My piece is related to a Crass gig, February 82, where, it turns out, the band and others left in the building had to barricade themselves in to save themselves from the skinheads, who then went back to the street and found me. To me it's a great little anecdote because of its contradictions, and also its context; time, culture, location even.
There is no flyer for this gig that we found, so what accompanies it is a newspaper ad for it, which is also apt because it also advertises the Wasted Youth gig a couple of weeks later, notorious in local music history for being a gig marred by violence from what appears to be the same gang of skinheads.
Also the location for me, and other locals, is kind of evocative, being right in the area destroyed by brutalist development in the 1970's. Right there, also, in the main location for Alan Moore's Jerusalem.
Seeing a woman discussing her childhood memories of going to church and Sunday school in the comments to a picture on FB of the same location as it looked before this development, I realised that right there in the 1980s, seen from her point of view in 1962 as a child, we were already living in some bizarre dystopian future. The place she went to Sunday school even, right next to where this happened, was the only building left standing in wasteland (now it's gone), squatted (very positively, by a local African-Carribean community organisation), and where I'd first seen Discharge live, now surrounded by a huge, brick, brutalist bus station and a concrete multi-storey car park, all the shops, hotel, houses, etc., of her time gone. A totally different scene to her childhood view of it, especially with Discharge playing, glue sniffing, etc.

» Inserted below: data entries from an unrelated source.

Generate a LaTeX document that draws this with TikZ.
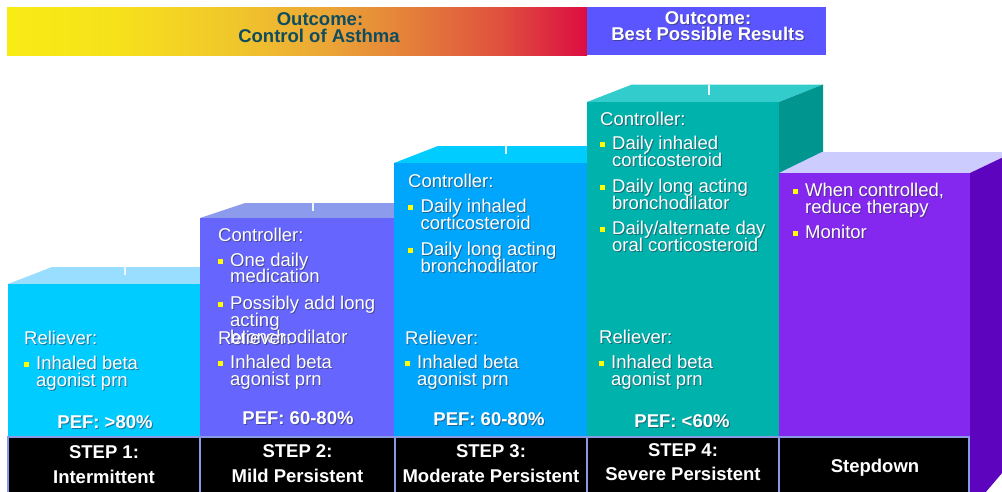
\documentclass[tikz,border=0pt]{standalone}
\usepackage{fontspec}
\setmainfont{Liberation Sans}

% face colours of the five steps
\definecolor{sOneFront}{HTML}{00CCFF}
\definecolor{sOneTop}{HTML}{99DDFF}
\definecolor{sTwoFront}{HTML}{6666FF}
\definecolor{sTwoTop}{HTML}{8C9BEB}
\definecolor{sThreeFront}{HTML}{00A6FB}
\definecolor{sThreeTop}{HTML}{00CCFF}
\definecolor{sFourFront}{HTML}{00B2AC}
\definecolor{sFourTop}{HTML}{33CCCC}
\definecolor{sFourSide}{HTML}{00958F}
\definecolor{sFiveFront}{HTML}{8428F0}
\definecolor{sFiveTop}{HTML}{CCCCFF}
\definecolor{sFiveSide}{HTML}{5D04BF}
\definecolor{labBorder}{HTML}{8A99E3}
\definecolor{bannerBlue}{HTML}{5B55FF}
\definecolor{bannerText}{HTML}{0F4D5E}
\definecolor{bulletYellow}{HTML}{FFFF00}
\definecolor{shadowGray}{HTML}{303048}

% stops of the yellow-to-red band
\definecolor{gradA}{HTML}{F9EC14}
\definecolor{gradB}{HTML}{F6E01C}
\definecolor{gradC}{HTML}{F0C52C}
\definecolor{gradD}{HTML}{EBA636}
\definecolor{gradE}{HTML}{E47E3A}
\definecolor{gradF}{HTML}{DF503E}
\definecolor{gradG}{HTML}{DC0C42}

% the filled path maps onto 25bp..75bp
\pgfdeclarehorizontalshading{outcomegrad}{100bp}{%
  color(0bp)=(gradA);
  color(25bp)=(gradA);
  color(35bp)=(gradB);
  color(45bp)=(gradC);
  color(52.5bp)=(gradD);
  color(60bp)=(gradE);
  color(67.5bp)=(gradF);
  color(75bp)=(gradG);
  color(100bp)=(gradG)}

\newcommand\wtext[4]{%
  \node[txt,shtxt] (#1-sh) at (#2+1,#3+1) {#4};
  \node[txt] (#1) at (#2,#3) {#4};}
\newcommand\pefline[4]{%
  \node[peftxt,shtxt] (#1-sh) at (#2+1,#3+1) {#4};
  \node[peftxt] (#1) at (#2,#3) {#4};}
\newcommand\sqbullet[2]{\fill[bulletYellow] (#1,#2-7) rectangle (#1+5,#2-2);}

\begin{document}
\begin{tikzpicture}[x=1pt,y=-1pt,
  txt/.style={anchor=base west,inner sep=0pt,text=white,
    font=\fontsize{18.5}{18}\selectfont},
  peftxt/.style={anchor=base,inner sep=0pt,text=white,
    font=\fontsize{18.5}{18}\selectfont\bfseries},
  shtxt/.style={text=shadowGray,text opacity=0.55},
  labtxt/.style={anchor=base,inner sep=0pt,text=white,
    font=\fontsize{18.5}{18}\selectfont\bfseries},
  hdrtxt/.style={anchor=base,inner sep=0pt,
    font=\fontsize{18.5}{18}\selectfont\bfseries},
  tickline/.style={draw=white!92!cyan,line width=1.8pt},
  labbox/.style={fill=black,draw=labBorder,line width=1.6pt}]
\useasboundingbox (0,0) rectangle (1002,491);
\clip (0,0) rectangle (1002,491);

% outcome banners
\shade[shading=outcomegrad] (7,7) rectangle (587,55);
\fill[bannerBlue] (587,7) rectangle (826,55);
\node[hdrtxt,text=bannerText] (outA1) at (320,25) {Outcome:};
\node[hdrtxt,text=bannerText] (outA2) at (319,42.5) {Control of Asthma};
\node[hdrtxt,shtxt] (outB1-sh) at (709,25) {Outcome:};
\node[hdrtxt,text=white] (outB1) at (708,24) {Outcome:};
\node[hdrtxt,shtxt] (outB2-sh) at (709,41.7) {Best Possible Results};
\node[hdrtxt,text=white] (outB2) at (708,40.7) {Best Possible Results};

% step 1
\fill[sOneTop] (8,284) -- (52,267) -- (244,267) -- (200,284) -- cycle;
\fill[sOneFront] (8,284) rectangle (200,437);
% step 2
\fill[sTwoTop] (200,218) -- (245,203) -- (439,203) -- (395,218) -- cycle;
\fill[sTwoFront] (200,218) rectangle (395,437);
% step 3
\fill[sThreeTop] (394,163) -- (438,146) -- (631,146) -- (587,163) -- cycle;
\fill[sThreeFront] (394,163) rectangle (587,437);
% step 4
\fill[sFourTop] (587,102) -- (632,84.5) -- (823,84.5) -- (779,102) -- cycle;
\fill[sFourSide] (779,102) -- (823,84.5) -- (823,420) -- (779,437) -- cycle;
\fill[sFourFront] (587,102) rectangle (779,437);
% stepdown
\fill[sFiveTop] (779,173) -- (822,152) -- (1014,152) -- (970,173) -- cycle;
\fill[sFiveSide] (970,173) -- (1014,152) -- (1014,459) -- (985,493) -- (970,493) -- cycle;
\fill[sFiveFront] (779,173) rectangle (970,437);

% marks on the top faces
\draw[tickline] (125,267) -- (125,275);
\draw[tickline] (313,203) -- (313,211);
\draw[tickline] (506,146) -- (506,154);
\draw[tickline] (709,84.5) -- (709,95);

% step labels
\draw[labbox] (8,437) rectangle (200,496);
\draw[labbox] (200,437) rectangle (395,496);
\draw[labbox] (395,437) rectangle (587,496);
\draw[labbox] (587,437) rectangle (779,496);
\draw[labbox] (779,437) rectangle (969,496);
\node[labtxt] (lab1a) at (104,458) {STEP 1:};
\node[labtxt] (lab1b) at (104,483) {Intermittent};
\node[labtxt] (lab2a) at (297.5,457) {STEP 2:};
\node[labtxt] (lab2b) at (297.5,482) {Mild Persistent};
\node[labtxt] (lab3a) at (491,457) {STEP 3:};
\node[labtxt] (lab3b) at (491,482) {Moderate Persistent};
\node[labtxt] (lab4a) at (683,456) {STEP 4:};
\node[labtxt] (lab4b) at (683,480.5) {Severe Persistent};
\node[labtxt] (lab5) at (875,472) {Stepdown};

% step 1 text
\wtext{s1r}{24}{344}{Reliever:}
\sqbullet{24}{369}
\wtext{s1i}{36}{369}{Inhaled beta}
\wtext{s1j}{36}{386}{agonist prn}
\pefline{s1p}{105}{428}{PEF: >80\%}

% step 2 text
\wtext{s2c}{218}{241}{Controller:}
\sqbullet{218}{266}
\wtext{s2a}{230}{266}{One daily}
\wtext{s2b}{230}{282.5}{medication}
\sqbullet{218}{309}
\wtext{s2d}{230}{309}{Possibly add long}
\wtext{s2e}{230}{326}{acting}
\wtext{s2f}{230}{343.5}{bronchodilator}
\wtext{s2r}{218}{344}{Reliever:}
\sqbullet{218}{368}
\wtext{s2i}{230}{368}{Inhaled beta}
\wtext{s2j}{230}{385}{agonist prn}
\pefline{s2p}{298}{424}{PEF: 60-80\%}

% step 3 text
\wtext{s3c}{408}{187}{Controller:}
\sqbullet{408}{212}
\wtext{s3a}{420.5}{212}{Daily inhaled}
\wtext{s3b}{420.5}{229}{corticosteroid}
\sqbullet{408}{255}
\wtext{s3d}{420.5}{255}{Daily long acting}
\wtext{s3e}{420.5}{272}{bronchodilator}
\wtext{s3r}{405}{344}{Reliever:}
\sqbullet{405}{368}
\wtext{s3i}{417}{368}{Inhaled beta}
\wtext{s3j}{417}{385}{agonist prn}
\pefline{s3p}{489}{425}{PEF: 60-80\%}

% step 4 text
\wtext{s4c}{600}{125.5}{Controller:}
\sqbullet{600}{149}
\wtext{s4a}{612}{149}{Daily inhaled}
\wtext{s4b}{612}{166}{corticosteroid}
\sqbullet{600}{192}
\wtext{s4d}{612}{192}{Daily long acting}
\wtext{s4e}{612}{209}{bronchodilator}
\sqbullet{600}{234}
\wtext{s4f}{612}{234}{Daily/alternate day}
\wtext{s4g}{612}{251}{oral corticosteroid}
\wtext{s4r}{599}{343}{Reliever:}
\sqbullet{599}{368}
\wtext{s4i}{611}{368}{Inhaled beta}
\wtext{s4j}{611}{385}{agonist prn}
\pefline{s4p}{682}{427}{PEF: <60\%}

% stepdown text
\sqbullet{793}{196}
\wtext{s5a}{805}{196}{When controlled,}
\wtext{s5b}{805}{213}{reduce therapy}
\sqbullet{793}{238}
\wtext{s5c}{805}{238}{Monitor}
\end{tikzpicture}
\end{document}
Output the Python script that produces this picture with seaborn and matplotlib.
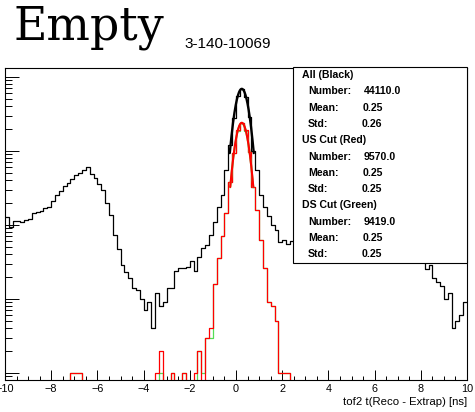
import numpy as np
import pandas as pd
import matplotlib
matplotlib.use('Agg')
import matplotlib.pyplot as plt
import seaborn as sns
from matplotlib.patches import Rectangle
from matplotlib.ticker import MultipleLocator, LogLocator

# canvas size in pixels (dpi 100)
W, H = 475, 412

# histogram binning: 120 bins of 1/6 ns
x_lo, x_hi, n_bins = -10, 10, 120

# counts per bin (log scale)
black_counts = [
    127, 93, 114, 112, 111, 115, 121, 144, 150, 155, 168, 177,
    210, 255, 290, 338, 365, 420, 465, 510, 555, 615, 490, 425,
    355, 298, 196, 134, 73, 47, 29, 23, 19, 14, 13, 10,
    7, 9, 4, 12, 8, 9, 14, 14, 24, 26, 26, 27,
    32, 24, 37, 48, 54, 73, 110, 177, 255, 555, 1200, 2800,
    5500, 6900, 5400, 2900, 1000, 555, 255, 177, 130, 100, 86, 59,
    63, 55, 60, 58, 65, 70, 72, 80, 85, 95, 100, 110,
    120, 135, 150, 165, 180, 200, 215, 230, 240, 250, 245, 235,
    215, 190, 165, 140, 115, 95, 80, 65, 55, 48, 42, 38,
    35, 25, 29, 19, 17, 15, 10, 12, 4, 5, 6, 9,
]
red_counts = [
    0, 0, 0, 0, 0, 0, 0, 0, 0, 0, 0, 0,
    0, 0, 0, 0, 0, 1, 1, 1, 0, 0, 0, 0,
    0, 0, 0, 0, 0, 0, 0, 0, 0, 0, 0, 0,
    0, 0, 0, 1, 2, 0, 0, 1, 0, 0, 1, 0,
    0, 1, 2, 0, 3, 4, 16, 36, 70, 144, 380, 950,
    1900, 2400, 1900, 980, 330, 160, 63, 26, 9, 8, 5, 1,
    1, 1, 0, 0, 0, 0, 0, 0, 0, 0, 0, 0,
    0, 0, 0, 0, 0, 0, 0, 0, 0, 0, 0, 0,
    0, 0, 0, 0, 0, 0, 0, 0, 0, 0, 0, 0,
    0, 0, 0, 0, 0, 0, 0, 0, 0, 0, 0, 0,
]
green_counts = [
    0, 0, 0, 0, 0, 0, 0, 0, 0, 0, 0, 0,
    0, 0, 0, 0, 0, 1, 1, 1, 0, 0, 0, 0,
    0, 0, 0, 0, 0, 0, 0, 0, 0, 0, 0, 0,
    0, 0, 0, 0, 1, 0, 0, 1, 0, 0, 1, 0,
    0, 0, 2, 1, 3, 3, 16, 36, 70, 144, 380, 950,
    1880, 2380, 1880, 970, 330, 160, 63, 26, 9, 8, 5, 1,
    1, 1, 0, 0, 0, 0, 0, 0, 0, 0, 0, 0,
    0, 0, 0, 0, 0, 0, 0, 0, 0, 0, 0, 0,
    0, 0, 0, 0, 0, 0, 0, 0, 0, 0, 0, 0,
    0, 0, 0, 0, 0, 0, 0, 0, 0, 0, 0, 0,
]

# gaussian fits: (amplitude, mean, sigma), drawn over mean +- 2 sigma
fit_black = (6900, 0.25, 0.26)
fit_green = (2380, 0.25, 0.25)
fit_red = (2400, 0.25, 0.25)

# stats box text
stats_groups = ['All (Black)', 'US Cut (Red)', 'DS Cut (Green)']
stats_number = ['44110.0', '9570.0', '9419.0']
stats_mean = ['0.25', '0.25', '0.25']
stats_std = ['0.26', '0.25', '0.25']

title_main = 'Empty'
title_sub = '3-140-10069'
x_label = 'tof2 t(Reco - Extrap) [ns]'

sns.set_style('ticks')
plt.rcParams['font.family'] = ['Liberation Sans', 'DejaVu Sans']
plt.rcParams['text.color'] = 'black'
plt.rcParams['xtick.color'] = 'black'
plt.rcParams['ytick.color'] = 'black'


def fx(px):
    return px / W


def fy(py):
    return 1 - py / H


fig = plt.figure(figsize=(W / 100, H / 100), dpi=100)
fig.patch.set_facecolor('white')
ax = fig.add_axes([fx(5), fy(380), (467 - 5) / W, (380 - 68) / H])

bw = (x_hi - x_lo) / n_bins
centers = x_lo + bw * (np.arange(n_bins) + 0.5)

for counts, col in [(black_counts, 'black'), (green_counts, '#55dd55'), (red_counts, '#ff0000')]:
    df = pd.DataFrame({'t': centers, 'n': counts})
    sns.histplot(data=df, x='t', weights='n', binwidth=bw, binrange=(x_lo, x_hi),
                 element='step', fill=False, color=col, linewidth=0.9, ax=ax)

for (amp, mu, sig), col, lw in [(fit_black, 'black', 1.7), (fit_green, '#55dd55', 1.4), (fit_red, '#ff0000', 1.5)]:
    xs = np.linspace(mu - 2 * sig, mu + 2 * sig, 200)
    sns.lineplot(x=xs, y=amp * np.exp(-0.5 * ((xs - mu) / sig) ** 2), color=col, linewidth=lw, ax=ax)

ax.set_yscale('log')
ax.set_xlim(x_lo, x_hi)
ax.set_ylim(0.8, 13200)
ax.set_xlabel('')
ax.set_ylabel('')

ax.xaxis.set_major_locator(MultipleLocator(2))
ax.xaxis.set_minor_locator(MultipleLocator(0.5))
ax.yaxis.set_major_locator(LogLocator(base=10, numticks=20))
ax.yaxis.set_minor_locator(LogLocator(base=10, subs=np.arange(2, 10), numticks=100))
ax.tick_params(axis='x', which='major', direction='in', length=7, width=0.7, pad=3,
               labelsize=7.8, top=False)
ax.tick_params(axis='x', which='minor', direction='in', length=3, width=0.7, top=False)
ax.tick_params(axis='y', which='major', direction='in', length=10, width=0.7,
               labelleft=False, right=False)
ax.tick_params(axis='y', which='minor', direction='in', length=5, width=0.7, right=False)
for sp in ax.spines.values():
    sp.set_linewidth(0.8)
    sp.set_color('black')

fig.text(fx(467), fy(405), x_label, ha='right', va='baseline', fontsize=8.2)

# title
fig.text(fx(13), fy(39.5), title_main, family=['DejaVu Serif', 'Liberation Serif'],
         fontsize=33, va='baseline')
fig.text(fx(184), fy(47.7), title_sub, fontsize=11, va='baseline')

# stats box
box = Rectangle((fx(293), fy(263)), (467 - 293) / W, (263 - 67) / H,
                transform=fig.transFigure, facecolor='white', edgecolor='black',
                linewidth=0.8, zorder=10)
fig.add_artist(box)

line_y = 75
step = 16.3
for i, grp in enumerate(stats_groups):
    y0 = line_y + 4 * step * i
    fig.text(fx(302), fy(y0), grp, fontsize=7.6, weight='bold', va='center', zorder=11)
    rows = [('Number:', stats_number[i], 364), ('Mean:', stats_mean[i], 363),
            ('Std:', stats_std[i], 361.5)]
    for j, (lab, val, vx) in enumerate(rows):
        yy = y0 + step * (j + 1)
        fig.text(fx(308), fy(yy), lab, fontsize=7.6, weight='bold', va='center', zorder=11)
        fig.text(fx(vx), fy(yy), val, fontsize=7.6, weight='bold', va='center', zorder=11)

fig.savefig('out.png', dpi=100)
plt.close(fig)
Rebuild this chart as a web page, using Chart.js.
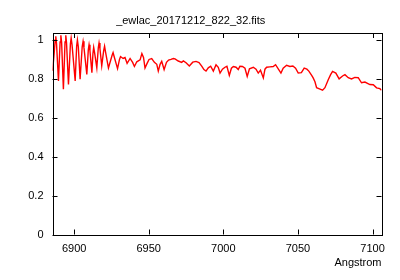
<!DOCTYPE html>
<html>
<head>
<meta charset="utf-8">
<script src="https://cdn.jsdelivr.net/npm/chart.js@4.4.1/dist/chart.umd.min.js"></script>
<style>
  html, body { margin: 0; padding: 0; background: #fff; }
  #wrap { width: 400px; height: 280px; }
</style>
</head>
<body>
<div id="wrap"><canvas id="spec-canvas" width="400" height="280"></canvas></div>
<script>
const titleText = "_ewlac_20171212_822_32.fits"
const xLabel = "Angstrom"
const xTicks = [6900, 6950, 7000, 7050, 7100]
const yTicks = [0, 0.2, 0.4, 0.6, 0.8, 1]

// wavelength (Angstrom) and normalised flux
const wave = [
    6885.6, 6886.6, 6887.3, 6887.7, 6888.2, 6889.5, 6890.6, 6891.1, 6891.6, 6892.8,
    6893.9, 6894.4, 6894.9, 6896.2, 6897.5, 6898.0, 6898.6, 6900.7, 6901.7, 6902.2,
    6902.8, 6904.0, 6905.4, 6906.0, 6906.6, 6908.5, 6909.5, 6910.0, 6910.6, 6911.9,
    6912.6, 6913.1, 6913.7, 6915.2, 6916.2, 6916.7, 6917.3, 6918.5, 6919.8, 6920.4,
    6921.0, 6923.0, 6925.4, 6926.1, 6926.8, 6929.1, 6930.4, 6931.1, 6932.8, 6934.1,
    6935.5, 6937.5, 6939.2, 6940.4, 6942.0, 6944.2, 6945.4, 6946.5, 6947.5, 6948.9,
    6950.2, 6952.0, 6953.8, 6955.4, 6956.4, 6957.6, 6958.7, 6960.3, 6961.9, 6963.3,
    6964.9, 6966.5, 6967.6, 6969.8, 6972.1, 6973.2, 6975.0, 6977.2, 6979.5, 6981.7,
    6983.7, 6985.5, 6987.0, 6988.4, 6989.9, 6991.5, 6993.3, 6995.1, 6996.6, 6997.8,
    6999.4, 7001.1, 7002.4, 7004.0, 7005.4, 7006.7, 7008.5, 7010.0, 7011.1, 7012.8,
    7014.5, 7016.0, 7017.5, 7020.1, 7021.9, 7023.4, 7024.9, 7026.8, 7027.9, 7029.0,
    7031.2, 7033.4, 7035.0, 7036.8, 7038.6, 7040.1, 7042.4, 7044.6, 7046.6, 7048.4,
    7050.2, 7052.3, 7054.2, 7056.0, 7057.3, 7059.2, 7060.2, 7061.4, 7062.5, 7064.0,
    7066.5, 7068.1, 7070.3, 7071.9, 7073.2, 7075.4, 7077.6, 7079.9, 7081.5, 7083.7,
    7085.9, 7088.1, 7090.4, 7092.6, 7094.9, 7098.2, 7100.5, 7102.7, 7104.9, 7106.0
]
const flux = [
    0.842, 0.930, 1.000, 1.019, 0.980, 0.790, 0.990, 1.024, 0.990, 0.747,
    0.990, 1.024, 0.985, 0.772, 0.980, 1.010, 0.975, 0.790, 0.970, 1.000,
    0.965, 0.798, 0.965, 0.993, 0.960, 0.823, 0.950, 0.976, 0.945, 0.832,
    0.930, 0.962, 0.935, 0.857, 0.960, 0.985, 0.955, 0.868, 0.945, 0.968,
    0.940, 0.856, 0.920, 0.935, 0.915, 0.853, 0.900, 0.915, 0.905, 0.910,
    0.880, 0.905, 0.885, 0.864, 0.888, 0.898, 0.930, 0.910, 0.856, 0.880,
    0.900, 0.905, 0.885, 0.875, 0.840, 0.875, 0.890, 0.848, 0.885, 0.897,
    0.900, 0.905, 0.903, 0.892, 0.885, 0.893, 0.883, 0.866, 0.886, 0.890,
    0.884, 0.866, 0.848, 0.840, 0.857, 0.865, 0.840, 0.873, 0.860, 0.830,
    0.850, 0.860, 0.865, 0.818, 0.855, 0.864, 0.860, 0.848, 0.865, 0.864,
    0.855, 0.813, 0.852, 0.860, 0.850, 0.830, 0.845, 0.805, 0.850, 0.860,
    0.862, 0.864, 0.873, 0.852, 0.830, 0.855, 0.870, 0.864, 0.866, 0.855,
    0.830, 0.832, 0.855, 0.850, 0.840, 0.818, 0.805, 0.785, 0.755, 0.750,
    0.742, 0.755, 0.796, 0.822, 0.839, 0.830, 0.800, 0.815, 0.822, 0.806,
    0.800, 0.808, 0.806, 0.780, 0.784, 0.771, 0.770, 0.754, 0.750, 0.742
]

const xMin = 6885.5
const xMax = 7106
const yMin = 0
const yMax = 1.036

const font = { family: "'Liberation Sans', Arial, sans-serif", size: 11, weight: "normal" }

// gnuplot style frame with inward ticks on all four sides
const framePlugin = {
    id: "frame",
    afterDraw(chart) {
        const { ctx, chartArea: a, scales } = chart
        const len = 5
        ctx.save()
        ctx.strokeStyle = "#000"
        ctx.lineWidth = 1
        ctx.beginPath()
        xTicks.forEach(v => {
            const px = Math.round(scales.x.getPixelForValue(v)) + 0.5
            ctx.moveTo(px, a.bottom); ctx.lineTo(px, a.bottom - len)
            ctx.moveTo(px, a.top); ctx.lineTo(px, a.top + len)
        })
        yTicks.forEach(v => {
            const py = Math.round(scales.y.getPixelForValue(v)) + 0.5
            ctx.moveTo(a.left, py); ctx.lineTo(a.left + len, py)
            ctx.moveTo(a.right, py); ctx.lineTo(a.right - len, py)
        })
        ctx.stroke()
        ctx.strokeRect(Math.round(a.left) + 0.5, Math.round(a.top) + 0.5,
            Math.round(a.right - a.left), Math.round(a.bottom - a.top))
        ctx.restore()
    }
}

new Chart(document.getElementById("spec-canvas"), {
    type: "line",
    data: {
        datasets: [{
            label: titleText,
            data: wave.map((w, i) => ({ x: w, y: flux[i] })),
            borderColor: "#ff0000",
            borderWidth: 1.4,
            pointRadius: 0,
            tension: 0,
            fill: false
        }]
    },
    options: {
        responsive: false,
        animation: false,
        devicePixelRatio: 1,
        layout: { padding: { left: 0, right: 18.5, top: 0, bottom: 0 } },
        plugins: {
            legend: { display: false },
            tooltip: { enabled: false },
            title: {
                display: true,
                text: titleText,
                color: "#000",
                font: font,
                padding: { top: 14, bottom: 5.8 }
            }
        },
        scales: {
            x: {
                type: "linear",
                min: xMin,
                max: xMax,
                afterFit: s => { s.height = 45.5 },
                afterBuildTicks: s => { s.ticks = xTicks.map(v => ({ value: v })) },
                grid: { display: false, drawTicks: false },
                border: { display: false },
                ticks: {
                    color: "#000", font: font, padding: 8, maxRotation: 0, includeBounds: false,
                    callback: v => String(v)
                },
                title: {
                    display: true,
                    text: xLabel,
                    align: "end",
                    color: "#000",
                    font: font,
                    padding: { top: 0, bottom: 10.4 }
                }
            },
            y: {
                type: "linear",
                min: yMin,
                max: yMax,
                afterFit: s => { s.width = 52.5 },
                afterBuildTicks: s => { s.ticks = yTicks.map(v => ({ value: v })) },
                grid: { display: false, drawTicks: false },
                border: { display: false },
                ticks: {
                    color: "#000", font: font, padding: 9, includeBounds: false,
                    callback: v => String(v)
                }
            }
        }
    },
    plugins: [framePlugin]
})
</script>
</body>
</html>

Here's the location. Moving away from the photographer's viewpoint, that piece of road running downwards, after the red bus, towards Spring Boroughs, and the Express Lifts Tower in the far distance, is the stretch of road where this all happened. The bus station the huge brick building to the right of the photographer, the multi-storey further down to the right of that stretch of road.
So, these little anecdotes, and their context, the truth of them, the 'banality' of them set in a very far from meaningless bigger context, is basically the intent and accomplishment of this book and others in the series.
I'm slowly reading this and enjoying all the memories and anecdotes. It includes several people I had heard of but never knew back in the day. Ice to read about them and their experiences now that I know them better. Great flyers of gigs I either went to or would have wanted to go to. I'm about halfway through.